Goal = Only the pictures are omitted; repeat all other data exactly.

== Data shown ==

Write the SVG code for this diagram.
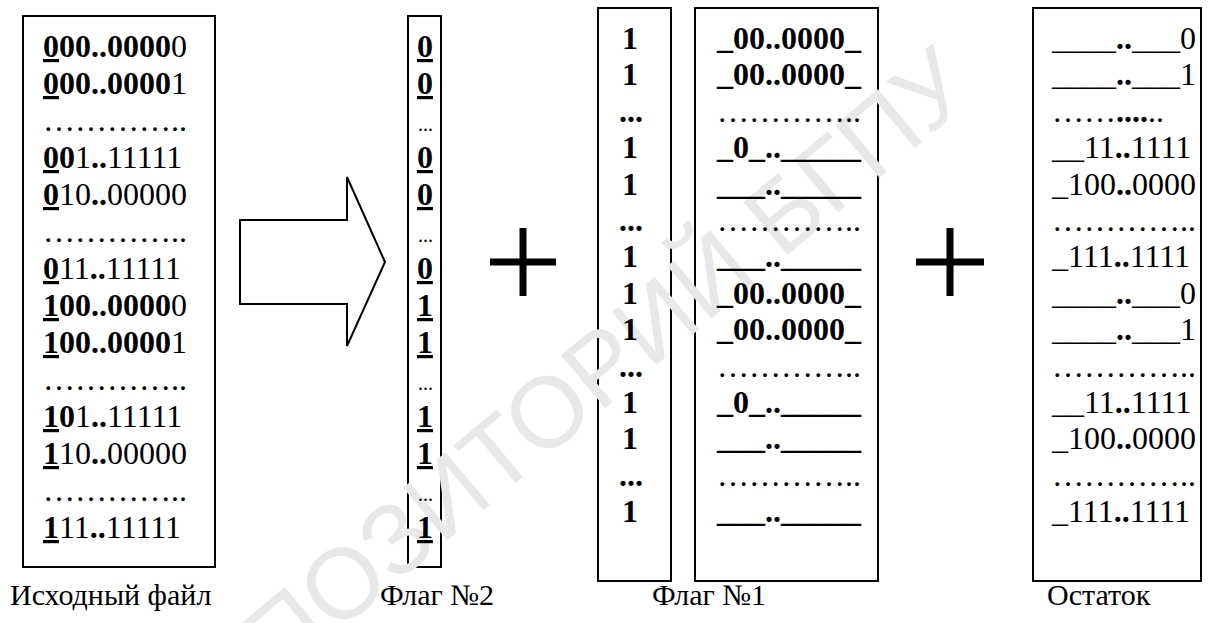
<svg xmlns="http://www.w3.org/2000/svg" width="1225" height="623" viewBox="0 0 1225 623">
  <style>
    .t { font-family: "Liberation Serif", "Times New Roman", serif; font-size: 32px; fill: #000; }
    .b { font-weight: bold; }
    .u { text-decoration: underline; }
    .sd { font-size: 20px; }
    .lbl { font-family: "Liberation Serif", "Times New Roman", serif; font-size: 30px; fill: #000; }
    .box { fill: #fff; stroke: #000; stroke-width: 2; }
    .wm { font-family: "Liberation Sans", Arial, sans-serif; font-size: 100px; fill: #e8e8e8; }
  </style>

  <rect width="1225" height="623" fill="#fff"/>

  <!-- source file -->
  <g id="source-file">
    <rect class="box" x="23" y="16" width="192" height="551"/>
  </g>

  <!-- block arrow -->
  <g id="arrow">
    <path d="M240,220 H347 V177 L385,262 L347,346 V304 H240 Z" fill="#fff" stroke="#000" stroke-width="2" stroke-linejoin="miter"/>
  </g>

  <!-- flag 2 -->
  <g id="flag-2">
    <rect class="box" x="408" y="16" width="33" height="551"/>
  </g>

  <!-- flag 1, leading column and bit patterns -->
  <g id="flag-1-ones">
    <rect class="box" x="598" y="8" width="73" height="573"/>
  </g>
  <g id="flag-1-bits">
    <rect class="box" x="695" y="8" width="183" height="573"/>
  </g>

  <!-- remainder -->
  <g id="remainder">
    <rect class="box" x="1033" y="8" width="168" height="573"/>
  </g>

  <!-- repository watermark, under the texts -->
  <g id="watermark">
    <text class="wm" text-anchor="end" transform="translate(977,96) rotate(-40)">РЕПОЗИТОРИЙ БГПУ</text>
  </g>

  <!-- texts of the source file -->
  <g id="source-file-text">
    <text class="t" x="43" y="57"><tspan class="b u">0</tspan><tspan class="b">00..0000</tspan>0</text>
    <text class="t" x="43" y="94"><tspan class="b u">0</tspan><tspan class="b">00..0000</tspan>1</text>
    <text class="t" x="43" y="131">…………..</text>
    <text class="t" x="43" y="168"><tspan class="b u">0</tspan><tspan class="b">0</tspan>1<tspan class="b">..</tspan>11111</text>
    <text class="t" x="43" y="205"><tspan class="b u">0</tspan>10<tspan class="b">..</tspan>00000</text>
    <text class="t" x="43" y="242">…………..</text>
    <text class="t" x="43" y="279"><tspan class="b u">0</tspan>11<tspan class="b">..</tspan>11111</text>
    <text class="t" x="43" y="316"><tspan class="b u">1</tspan><tspan class="b">00..0000</tspan>0</text>
    <text class="t" x="43" y="353"><tspan class="b u">1</tspan><tspan class="b">00..0000</tspan>1</text>
    <text class="t" x="43" y="390">…………..</text>
    <text class="t" x="43" y="427"><tspan class="b u">1</tspan><tspan class="b">0</tspan>1<tspan class="b">..</tspan>11111</text>
    <text class="t" x="43" y="464"><tspan class="b u">1</tspan>10<tspan class="b">..</tspan>00000</text>
    <text class="t" x="43" y="501">…………..</text>
    <text class="t" x="43" y="538"><tspan class="b u">1</tspan>11<tspan class="b">..</tspan>11111</text>
  </g>

  <!-- texts of flag 2 -->
  <g id="flag-2-text">
    <text class="t b u" x="417" y="57">0</text>
    <text class="t b u" x="417" y="94">0</text>
    <text class="t sd" x="418" y="131">...</text>
    <text class="t b u" x="417" y="168">0</text>
    <text class="t b u" x="417" y="205">0</text>
    <text class="t sd" x="418" y="242">...</text>
    <text class="t b u" x="417" y="279">0</text>
    <text class="t b u" x="417" y="316">1</text>
    <text class="t b u" x="417" y="353">1</text>
    <text class="t sd" x="418" y="390">...</text>
    <text class="t b u" x="417" y="427">1</text>
    <text class="t b u" x="417" y="464">1</text>
    <text class="t sd" x="418" y="501">...</text>
    <text class="t b u" x="417" y="538">1</text>
  </g>

  <!-- plus signs -->
  <g id="plus-1">
    <path d="M490,262 H556 M523,228 V296" stroke="#000" stroke-width="7" fill="none"/>
  </g>
  <g id="plus-2">
    <path d="M916,262 H984 M950,228 V296" stroke="#000" stroke-width="7" fill="none"/>
  </g>

  <!-- texts of flag 1 -->
  <g id="flag-1-ones-text">
    <text class="t b" x="622" y="49">1</text>
    <text class="t b" x="622" y="85">1</text>
    <text class="t b" x="619" y="122">...</text>
    <text class="t b" x="622" y="158">1</text>
    <text class="t b" x="622" y="195">1</text>
    <text class="t b" x="619" y="231">...</text>
    <text class="t b" x="622" y="267">1</text>
    <text class="t b" x="622" y="304">1</text>
    <text class="t b" x="622" y="340">1</text>
    <text class="t b" x="619" y="377">...</text>
    <text class="t b" x="622" y="413">1</text>
    <text class="t b" x="622" y="449">1</text>
    <text class="t b" x="619" y="486">...</text>
    <text class="t b" x="622" y="522">1</text>
  </g>
  <g id="flag-1-bits-text">
    <text class="t b" x="717" y="49">_00..0000_</text>
    <text class="t b" x="717" y="85">_00..0000_</text>
    <text class="t" x="717" y="122">…………..</text>
    <text class="t b" x="717" y="158">_0_.._____</text>
    <text class="t b" x="717" y="195">___.._____</text>
    <text class="t" x="717" y="231">…………..</text>
    <text class="t b" x="717" y="267">___.._____</text>
    <text class="t b" x="717" y="304">_00..0000_</text>
    <text class="t b" x="717" y="340">_00..0000_</text>
    <text class="t" x="717" y="377">…………..</text>
    <text class="t b" x="717" y="413">_0_.._____</text>
    <text class="t b" x="717" y="449">___.._____</text>
    <text class="t" x="717" y="486">…………..</text>
    <text class="t b" x="717" y="522">___.._____</text>
  </g>

  <!-- texts of the remainder -->
  <g id="remainder-text">
    <text class="t" x="1052" y="49">____<tspan class="b">..</tspan>___0</text>
    <text class="t" x="1052" y="85">____<tspan class="b">..</tspan>___1</text>
    <text class="t" x="1052" y="122">……<tspan class="b">....</tspan>..</text>
    <text class="t" x="1052" y="158">__11<tspan class="b">..</tspan>1111</text>
    <text class="t" x="1052" y="195">_100<tspan class="b">..</tspan>0000</text>
    <text class="t" x="1052" y="231">…………..</text>
    <text class="t" x="1052" y="267">_111<tspan class="b">..</tspan>1111</text>
    <text class="t" x="1052" y="304">____<tspan class="b">..</tspan>___0</text>
    <text class="t" x="1052" y="340">____<tspan class="b">..</tspan>___1</text>
    <text class="t" x="1052" y="377">…………..</text>
    <text class="t" x="1052" y="413">__11<tspan class="b">..</tspan>1111</text>
    <text class="t" x="1052" y="449">_100<tspan class="b">..</tspan>0000</text>
    <text class="t" x="1052" y="486">…………..</text>
    <text class="t" x="1052" y="522">_111<tspan class="b">..</tspan>1111</text>
  </g>

  <!-- captions -->
  <g id="captions">
    <text class="lbl" x="10" y="605">Исходный файл</text>
    <text class="lbl" x="380" y="605">Флаг №2</text>
    <text class="lbl" x="652" y="605">Флаг №1</text>
    <text class="lbl" x="1047" y="605">Остаток</text>
  </g>
</svg>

===

Solution to this problem =
Write the SVG code for this diagram.
<svg xmlns="http://www.w3.org/2000/svg" width="1225" height="623" viewBox="0 0 1225 623">
  <style>
    .t { font-family: "Liberation Serif", "Times New Roman", serif; font-size: 32px; fill: #000; }
    .b { font-weight: bold; }
    .u { text-decoration: underline; }
    .sd { font-size: 20px; }
    .lbl { font-family: "Liberation Serif", "Times New Roman", serif; font-size: 30px; fill: #000; }
    .box { fill: #fff; stroke: #000; stroke-width: 2; }
    .wm { font-family: "Liberation Sans", Arial, sans-serif; font-size: 100px; fill: #e8e8e8; }
  </style>

  <rect width="1225" height="623" fill="#fff"/>

  <!-- source file -->
  <g id="source-file">
    <rect class="box" x="23" y="16" width="192" height="551"/>
  </g>

  <!-- block arrow -->
  <g id="arrow">
    <path d="M240,220 H347 V177 L385,262 L347,346 V304 H240 Z" fill="#fff" stroke="#000" stroke-width="2" stroke-linejoin="miter"/>
  </g>

  <!-- flag 2 -->
  <g id="flag-2">
    <rect class="box" x="408" y="16" width="33" height="551"/>
  </g>

  <!-- flag 1, leading column and bit patterns -->
  <g id="flag-1-ones">
    <rect class="box" x="598" y="8" width="73" height="573"/>
  </g>
  <g id="flag-1-bits">
    <rect class="box" x="695" y="8" width="183" height="573"/>
  </g>

  <!-- remainder -->
  <g id="remainder">
    <rect class="box" x="1033" y="8" width="168" height="573"/>
  </g>

  <!-- repository watermark, under the texts -->
  <g id="watermark">
    <text class="wm" text-anchor="end" transform="translate(977,96) rotate(-40)">РЕПОЗИТОРИЙ БГПУ</text>
  </g>

  <!-- texts of the source file -->
  <g id="source-file-text">
    <text class="t" x="43" y="57"><tspan class="b u">0</tspan><tspan class="b">00..0000</tspan>0</text>
    <text class="t" x="43" y="94"><tspan class="b u">0</tspan><tspan class="b">00..0000</tspan>1</text>
    <text class="t" x="43" y="131">…………..</text>
    <text class="t" x="43" y="168"><tspan class="b u">0</tspan><tspan class="b">0</tspan>1<tspan class="b">..</tspan>11111</text>
    <text class="t" x="43" y="205"><tspan class="b u">0</tspan>10<tspan class="b">..</tspan>00000</text>
    <text class="t" x="43" y="242">…………..</text>
    <text class="t" x="43" y="279"><tspan class="b u">0</tspan>11<tspan class="b">..</tspan>11111</text>
    <text class="t" x="43" y="316"><tspan class="b u">1</tspan><tspan class="b">00..0000</tspan>0</text>
    <text class="t" x="43" y="353"><tspan class="b u">1</tspan><tspan class="b">00..0000</tspan>1</text>
    <text class="t" x="43" y="390">…………..</text>
    <text class="t" x="43" y="427"><tspan class="b u">1</tspan><tspan class="b">0</tspan>1<tspan class="b">..</tspan>11111</text>
    <text class="t" x="43" y="464"><tspan class="b u">1</tspan>10<tspan class="b">..</tspan>00000</text>
    <text class="t" x="43" y="501">…………..</text>
    <text class="t" x="43" y="538"><tspan class="b u">1</tspan>11<tspan class="b">..</tspan>11111</text>
  </g>

  <!-- texts of flag 2 -->
  <g id="flag-2-text">
    <text class="t b u" x="417" y="57">0</text>
    <text class="t b u" x="417" y="94">0</text>
    <text class="t sd" x="418" y="131">...</text>
    <text class="t b u" x="417" y="168">0</text>
    <text class="t b u" x="417" y="205">0</text>
    <text class="t sd" x="418" y="242">...</text>
    <text class="t b u" x="417" y="279">0</text>
    <text class="t b u" x="417" y="316">1</text>
    <text class="t b u" x="417" y="353">1</text>
    <text class="t sd" x="418" y="390">...</text>
    <text class="t b u" x="417" y="427">1</text>
    <text class="t b u" x="417" y="464">1</text>
    <text class="t sd" x="418" y="501">...</text>
    <text class="t b u" x="417" y="538">1</text>
  </g>

  <!-- plus signs -->
  <g id="plus-1">
    <path d="M490,262 H556 M523,228 V296" stroke="#000" stroke-width="7" fill="none"/>
  </g>
  <g id="plus-2">
    <path d="M916,262 H984 M950,228 V296" stroke="#000" stroke-width="7" fill="none"/>
  </g>

  <!-- texts of flag 1 -->
  <g id="flag-1-ones-text">
    <text class="t b" x="622" y="49">1</text>
    <text class="t b" x="622" y="85">1</text>
    <text class="t b" x="619" y="122">...</text>
    <text class="t b" x="622" y="158">1</text>
    <text class="t b" x="622" y="195">1</text>
    <text class="t b" x="619" y="231">...</text>
    <text class="t b" x="622" y="267">1</text>
    <text class="t b" x="622" y="304">1</text>
    <text class="t b" x="622" y="340">1</text>
    <text class="t b" x="619" y="377">...</text>
    <text class="t b" x="622" y="413">1</text>
    <text class="t b" x="622" y="449">1</text>
    <text class="t b" x="619" y="486">...</text>
    <text class="t b" x="622" y="522">1</text>
  </g>
  <g id="flag-1-bits-text">
    <text class="t b" x="717" y="49">_00..0000_</text>
    <text class="t b" x="717" y="85">_00..0000_</text>
    <text class="t" x="717" y="122">…………..</text>
    <text class="t b" x="717" y="158">_0_.._____</text>
    <text class="t b" x="717" y="195">___.._____</text>
    <text class="t" x="717" y="231">…………..</text>
    <text class="t b" x="717" y="267">___.._____</text>
    <text class="t b" x="717" y="304">_00..0000_</text>
    <text class="t b" x="717" y="340">_00..0000_</text>
    <text class="t" x="717" y="377">…………..</text>
    <text class="t b" x="717" y="413">_0_.._____</text>
    <text class="t b" x="717" y="449">___.._____</text>
    <text class="t" x="717" y="486">…………..</text>
    <text class="t b" x="717" y="522">___.._____</text>
  </g>

  <!-- texts of the remainder -->
  <g id="remainder-text">
    <text class="t" x="1052" y="49">____<tspan class="b">..</tspan>___0</text>
    <text class="t" x="1052" y="85">____<tspan class="b">..</tspan>___1</text>
    <text class="t" x="1052" y="122">……<tspan class="b">....</tspan>..</text>
    <text class="t" x="1052" y="158">__11<tspan class="b">..</tspan>1111</text>
    <text class="t" x="1052" y="195">_100<tspan class="b">..</tspan>0000</text>
    <text class="t" x="1052" y="231">…………..</text>
    <text class="t" x="1052" y="267">_111<tspan class="b">..</tspan>1111</text>
    <text class="t" x="1052" y="304">____<tspan class="b">..</tspan>___0</text>
    <text class="t" x="1052" y="340">____<tspan class="b">..</tspan>___1</text>
    <text class="t" x="1052" y="377">…………..</text>
    <text class="t" x="1052" y="413">__11<tspan class="b">..</tspan>1111</text>
    <text class="t" x="1052" y="449">_100<tspan class="b">..</tspan>0000</text>
    <text class="t" x="1052" y="486">…………..</text>
    <text class="t" x="1052" y="522">_111<tspan class="b">..</tspan>1111</text>
  </g>

  <!-- captions -->
  <g id="captions">
    <text class="lbl" x="10" y="605">Исходный файл</text>
    <text class="lbl" x="380" y="605">Флаг №2</text>
    <text class="lbl" x="652" y="605">Флаг №1</text>
    <text class="lbl" x="1047" y="605">Остаток</text>
  </g>
</svg>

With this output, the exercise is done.